Describe a time you drove a critical technical decision at the system architecture level
py-sys-004
Your answer
Answer as you would in a real interview — explain your thinking, not just the conclusion.
Model answer
STAR structure. Situation: a Python ML serving platform was receiving 200k inference requests/day. The existing approach — spinning a new FastAPI process per request in Docker — had 2–3 second cold starts destroying p99 SLA. Task: own the platform redesign to achieve sub-100ms p99 warm path and sub-500ms cold path. Action: (1) Evaluated three options: keep-alive FastAPI containers (high memory), TorchServe (good for PyTorch, poor multi-framework), Ray Serve (multi-framework, batching, autoscaling). (2) Built a 2-day proof of concept for Ray Serve. (3) Presented results to VP Engineering with a migration risk matrix — blast radius if Ray Serve failed, rollback time, migration effort. (4) Proposed a blue-green deployment: run new and old platform in parallel for 30 days with shadow traffic.
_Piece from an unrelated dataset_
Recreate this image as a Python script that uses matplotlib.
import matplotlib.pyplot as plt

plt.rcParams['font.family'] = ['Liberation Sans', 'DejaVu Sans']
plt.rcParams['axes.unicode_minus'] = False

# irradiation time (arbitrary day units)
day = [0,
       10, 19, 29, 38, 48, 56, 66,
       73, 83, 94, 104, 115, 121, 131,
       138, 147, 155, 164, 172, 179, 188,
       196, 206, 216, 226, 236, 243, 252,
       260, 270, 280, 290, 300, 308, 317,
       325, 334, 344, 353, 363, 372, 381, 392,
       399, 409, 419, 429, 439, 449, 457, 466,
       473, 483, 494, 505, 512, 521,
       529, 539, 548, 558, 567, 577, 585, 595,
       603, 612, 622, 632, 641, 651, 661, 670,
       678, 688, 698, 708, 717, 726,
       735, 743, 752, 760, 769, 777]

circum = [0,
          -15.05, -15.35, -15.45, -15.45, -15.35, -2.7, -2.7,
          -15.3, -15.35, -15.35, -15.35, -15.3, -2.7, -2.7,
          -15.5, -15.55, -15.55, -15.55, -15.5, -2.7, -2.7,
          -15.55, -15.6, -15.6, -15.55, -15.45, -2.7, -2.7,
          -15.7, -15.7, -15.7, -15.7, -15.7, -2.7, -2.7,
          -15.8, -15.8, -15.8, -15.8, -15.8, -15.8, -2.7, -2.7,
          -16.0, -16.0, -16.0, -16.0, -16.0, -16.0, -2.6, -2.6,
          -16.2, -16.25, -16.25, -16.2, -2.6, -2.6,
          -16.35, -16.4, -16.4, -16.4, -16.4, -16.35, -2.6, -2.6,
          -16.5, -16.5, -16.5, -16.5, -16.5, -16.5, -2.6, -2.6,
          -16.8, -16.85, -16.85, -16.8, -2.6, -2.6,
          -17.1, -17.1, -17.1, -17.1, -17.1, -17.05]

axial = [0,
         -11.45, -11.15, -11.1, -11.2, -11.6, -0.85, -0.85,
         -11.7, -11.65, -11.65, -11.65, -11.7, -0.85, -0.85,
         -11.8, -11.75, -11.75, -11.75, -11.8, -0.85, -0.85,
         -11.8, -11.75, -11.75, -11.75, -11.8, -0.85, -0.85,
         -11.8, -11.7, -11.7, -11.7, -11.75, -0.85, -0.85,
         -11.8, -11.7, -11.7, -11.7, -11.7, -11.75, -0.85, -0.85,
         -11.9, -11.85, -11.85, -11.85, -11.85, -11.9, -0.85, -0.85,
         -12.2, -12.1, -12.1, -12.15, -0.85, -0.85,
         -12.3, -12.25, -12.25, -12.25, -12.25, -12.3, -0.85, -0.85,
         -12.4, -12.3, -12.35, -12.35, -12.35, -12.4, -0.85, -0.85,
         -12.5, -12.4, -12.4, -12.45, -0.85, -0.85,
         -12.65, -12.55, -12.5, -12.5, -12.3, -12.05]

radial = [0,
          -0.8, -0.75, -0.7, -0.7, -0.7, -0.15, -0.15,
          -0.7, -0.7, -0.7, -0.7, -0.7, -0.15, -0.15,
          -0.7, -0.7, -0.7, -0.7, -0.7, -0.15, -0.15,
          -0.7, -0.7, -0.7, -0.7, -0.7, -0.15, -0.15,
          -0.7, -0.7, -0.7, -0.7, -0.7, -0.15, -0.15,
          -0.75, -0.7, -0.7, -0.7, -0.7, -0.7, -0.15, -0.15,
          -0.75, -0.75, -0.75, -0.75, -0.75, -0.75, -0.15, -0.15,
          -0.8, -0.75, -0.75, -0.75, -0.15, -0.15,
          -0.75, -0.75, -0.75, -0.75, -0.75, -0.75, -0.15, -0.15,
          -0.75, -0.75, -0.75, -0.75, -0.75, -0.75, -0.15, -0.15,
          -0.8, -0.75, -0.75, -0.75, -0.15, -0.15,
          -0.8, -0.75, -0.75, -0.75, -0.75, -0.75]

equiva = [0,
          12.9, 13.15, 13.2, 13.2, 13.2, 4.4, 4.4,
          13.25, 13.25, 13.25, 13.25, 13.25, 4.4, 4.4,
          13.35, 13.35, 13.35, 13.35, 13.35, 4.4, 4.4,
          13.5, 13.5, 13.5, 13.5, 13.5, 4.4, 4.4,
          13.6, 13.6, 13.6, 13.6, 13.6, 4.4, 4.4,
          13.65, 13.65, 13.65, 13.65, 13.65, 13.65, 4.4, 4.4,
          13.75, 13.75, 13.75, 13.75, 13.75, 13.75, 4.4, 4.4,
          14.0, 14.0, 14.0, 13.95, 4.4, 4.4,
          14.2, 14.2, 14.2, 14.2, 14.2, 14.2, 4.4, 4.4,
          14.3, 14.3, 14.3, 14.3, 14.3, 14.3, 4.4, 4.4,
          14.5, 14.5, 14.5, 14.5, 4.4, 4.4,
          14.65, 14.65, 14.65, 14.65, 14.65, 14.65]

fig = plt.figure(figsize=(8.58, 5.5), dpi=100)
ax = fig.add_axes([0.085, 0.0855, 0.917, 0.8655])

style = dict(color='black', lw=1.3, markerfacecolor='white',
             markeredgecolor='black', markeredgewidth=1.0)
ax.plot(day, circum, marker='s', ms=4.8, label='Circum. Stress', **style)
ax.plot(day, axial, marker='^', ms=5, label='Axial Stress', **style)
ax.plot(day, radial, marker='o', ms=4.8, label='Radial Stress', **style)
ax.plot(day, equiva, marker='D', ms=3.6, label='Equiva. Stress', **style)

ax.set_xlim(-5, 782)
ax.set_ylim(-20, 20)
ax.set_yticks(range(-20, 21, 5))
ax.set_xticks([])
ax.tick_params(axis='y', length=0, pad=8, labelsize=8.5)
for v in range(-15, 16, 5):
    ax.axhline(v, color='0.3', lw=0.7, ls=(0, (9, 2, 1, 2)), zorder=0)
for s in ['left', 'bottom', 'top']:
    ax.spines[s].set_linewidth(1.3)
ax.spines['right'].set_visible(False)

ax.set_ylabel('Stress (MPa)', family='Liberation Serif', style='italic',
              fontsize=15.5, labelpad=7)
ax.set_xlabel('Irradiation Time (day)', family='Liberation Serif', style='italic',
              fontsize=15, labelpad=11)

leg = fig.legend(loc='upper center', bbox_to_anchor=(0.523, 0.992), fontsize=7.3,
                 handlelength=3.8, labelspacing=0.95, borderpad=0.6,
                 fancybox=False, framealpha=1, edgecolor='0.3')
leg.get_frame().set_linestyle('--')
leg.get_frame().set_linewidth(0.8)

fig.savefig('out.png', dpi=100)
Result: p99 cold start dropped to 400ms, warm path to 12ms. Managed 3 engineers through the migration. Lesson: when making a platform bet, build a PoC with real traffic before committing — a week of engineering time avoided months of potential regret.
Follow-up
How do you handle the organisational politics of a platform migration when teams are comfortable with the status quo?